In Wargacki v. Western National Assurance Co. Judge Leighton of the Western District of Washington held that a homeowner’s carrier had no duty to defend a civil suit where the insured shot his pregnant girlfriend, and then shot himself – despite the allegation in the complaint that the boyfriend acted “either negligently, intentionally or recklessly” and that the shooting was “at least negligent.”

The court held that the allegation that the shooting was negligent and thus not barred by the intentional acts exclusion was not plausible, and characterized the girlfriend’s estate’s argument as “spin, massage, speculation or sophistry.”  Although this decision appears rooted in common sense, it appears to be inconsistent with Washington law on the burden of proof in the duty-to-defend situation.  The court took the plaintiff to task for failing to allege any facts that would have supported the shooting being negligent, rather than intentional.  But that was not the plaintiff’s burden.  Under Washington law, as under the law in most states, the duty to defend is based only on what is pled in the complaint.  If the complaint itself is compliant with court rules on factual pleading, it is simply not up to the judge in a coverage case to fault the plaintiff for not pleading more.  If the complaint could allow the presentation of evidence to support a covered loss (such as proof that the shooting was negligent), then there should be a duty to defend.

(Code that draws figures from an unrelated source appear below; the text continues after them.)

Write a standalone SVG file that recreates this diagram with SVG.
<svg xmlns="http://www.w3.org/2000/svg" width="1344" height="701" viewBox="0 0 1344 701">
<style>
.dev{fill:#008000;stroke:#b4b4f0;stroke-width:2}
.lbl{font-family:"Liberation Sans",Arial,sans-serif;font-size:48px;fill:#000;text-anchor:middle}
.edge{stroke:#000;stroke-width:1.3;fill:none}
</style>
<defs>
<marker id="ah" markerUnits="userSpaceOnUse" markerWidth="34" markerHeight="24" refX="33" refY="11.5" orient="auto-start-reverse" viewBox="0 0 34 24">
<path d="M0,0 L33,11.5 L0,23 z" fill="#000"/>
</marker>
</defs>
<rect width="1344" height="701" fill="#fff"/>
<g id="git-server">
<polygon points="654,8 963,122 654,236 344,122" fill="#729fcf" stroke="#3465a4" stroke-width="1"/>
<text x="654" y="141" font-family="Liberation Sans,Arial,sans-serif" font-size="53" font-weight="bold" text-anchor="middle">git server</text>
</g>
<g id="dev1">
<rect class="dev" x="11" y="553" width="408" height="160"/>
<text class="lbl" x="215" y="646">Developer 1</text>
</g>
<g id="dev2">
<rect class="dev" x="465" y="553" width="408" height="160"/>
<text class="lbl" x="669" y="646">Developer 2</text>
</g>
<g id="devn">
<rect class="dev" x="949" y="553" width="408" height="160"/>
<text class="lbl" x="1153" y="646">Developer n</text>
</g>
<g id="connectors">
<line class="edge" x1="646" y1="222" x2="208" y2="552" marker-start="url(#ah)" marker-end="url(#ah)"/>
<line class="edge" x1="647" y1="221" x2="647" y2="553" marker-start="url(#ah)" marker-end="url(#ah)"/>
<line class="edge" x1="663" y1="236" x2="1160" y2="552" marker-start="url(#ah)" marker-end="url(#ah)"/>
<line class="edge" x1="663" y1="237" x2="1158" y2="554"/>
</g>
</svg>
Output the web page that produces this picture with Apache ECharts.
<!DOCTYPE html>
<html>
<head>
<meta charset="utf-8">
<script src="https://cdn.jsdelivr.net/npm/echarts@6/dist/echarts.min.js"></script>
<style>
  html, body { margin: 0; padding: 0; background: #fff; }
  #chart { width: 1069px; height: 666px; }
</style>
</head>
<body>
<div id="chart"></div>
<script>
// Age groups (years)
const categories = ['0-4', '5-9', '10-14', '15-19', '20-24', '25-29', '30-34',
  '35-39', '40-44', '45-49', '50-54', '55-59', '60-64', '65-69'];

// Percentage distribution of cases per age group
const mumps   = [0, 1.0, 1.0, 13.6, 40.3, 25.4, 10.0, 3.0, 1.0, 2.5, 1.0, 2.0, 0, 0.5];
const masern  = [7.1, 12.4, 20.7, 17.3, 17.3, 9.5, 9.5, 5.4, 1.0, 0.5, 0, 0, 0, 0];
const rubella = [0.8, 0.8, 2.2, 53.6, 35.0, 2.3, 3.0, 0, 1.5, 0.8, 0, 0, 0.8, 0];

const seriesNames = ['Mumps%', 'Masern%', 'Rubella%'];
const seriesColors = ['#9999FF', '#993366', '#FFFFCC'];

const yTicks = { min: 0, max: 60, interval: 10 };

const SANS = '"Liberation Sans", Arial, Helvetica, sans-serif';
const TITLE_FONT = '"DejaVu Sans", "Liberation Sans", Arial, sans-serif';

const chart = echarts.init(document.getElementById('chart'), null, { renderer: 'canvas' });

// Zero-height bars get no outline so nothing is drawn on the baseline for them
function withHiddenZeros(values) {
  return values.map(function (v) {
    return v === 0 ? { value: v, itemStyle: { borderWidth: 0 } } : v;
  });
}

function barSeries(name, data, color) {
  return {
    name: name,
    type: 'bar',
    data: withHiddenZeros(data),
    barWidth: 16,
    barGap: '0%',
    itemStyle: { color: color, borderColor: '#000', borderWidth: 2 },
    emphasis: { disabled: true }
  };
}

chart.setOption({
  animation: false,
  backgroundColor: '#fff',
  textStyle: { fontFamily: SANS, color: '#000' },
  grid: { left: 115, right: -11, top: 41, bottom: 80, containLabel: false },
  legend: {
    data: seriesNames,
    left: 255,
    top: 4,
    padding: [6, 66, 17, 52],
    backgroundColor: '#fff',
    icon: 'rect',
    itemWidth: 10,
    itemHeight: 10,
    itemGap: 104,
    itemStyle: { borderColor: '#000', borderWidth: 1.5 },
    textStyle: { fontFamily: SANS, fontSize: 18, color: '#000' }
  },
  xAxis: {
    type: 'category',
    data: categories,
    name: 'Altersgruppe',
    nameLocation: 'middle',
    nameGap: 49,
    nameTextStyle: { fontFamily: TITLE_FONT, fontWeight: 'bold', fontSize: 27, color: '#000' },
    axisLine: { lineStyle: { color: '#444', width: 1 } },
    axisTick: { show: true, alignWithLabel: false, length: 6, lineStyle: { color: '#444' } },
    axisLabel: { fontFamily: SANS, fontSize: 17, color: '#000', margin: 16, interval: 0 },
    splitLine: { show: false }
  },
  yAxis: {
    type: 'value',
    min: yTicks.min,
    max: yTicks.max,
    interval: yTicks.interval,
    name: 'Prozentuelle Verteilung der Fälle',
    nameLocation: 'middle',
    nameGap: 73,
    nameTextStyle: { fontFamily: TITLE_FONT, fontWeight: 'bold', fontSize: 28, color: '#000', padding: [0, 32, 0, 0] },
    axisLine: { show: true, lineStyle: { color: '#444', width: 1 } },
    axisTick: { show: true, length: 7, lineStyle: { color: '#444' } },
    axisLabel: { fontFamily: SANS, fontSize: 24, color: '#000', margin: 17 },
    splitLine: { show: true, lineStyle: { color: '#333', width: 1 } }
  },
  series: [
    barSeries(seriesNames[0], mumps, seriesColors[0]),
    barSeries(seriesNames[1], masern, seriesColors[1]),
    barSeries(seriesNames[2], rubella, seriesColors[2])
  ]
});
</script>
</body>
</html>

That is not to say that the decision was necessarily incorrect.  The plaintiff’s complaint alleged not only negligence but also in the same claim the tort of outrage, which (according to the judge) requires intent.  If the decision had relied on that pleading, then the decision might be easier to reconcile with Washington law.  However, the decision only cites that fact as further evidence that there was no duty to defend.


This decision highlights the importance of careful analysis of coverage issues before embarking on any kind of litigation and when crafting an opening pleading, but also the importance of the burden of proof in coverage disputes.  It is not “sophistry” or “spin” to plead in the alternative where the facts are reasonably in dispute and as a result different legal theories may be implicated.  Forensic science and life experience teach us that our gut-level beliefs about such things as motive and causation are often incorrect.  Courts should recognize that and approach duty-to-defend questions accordingly.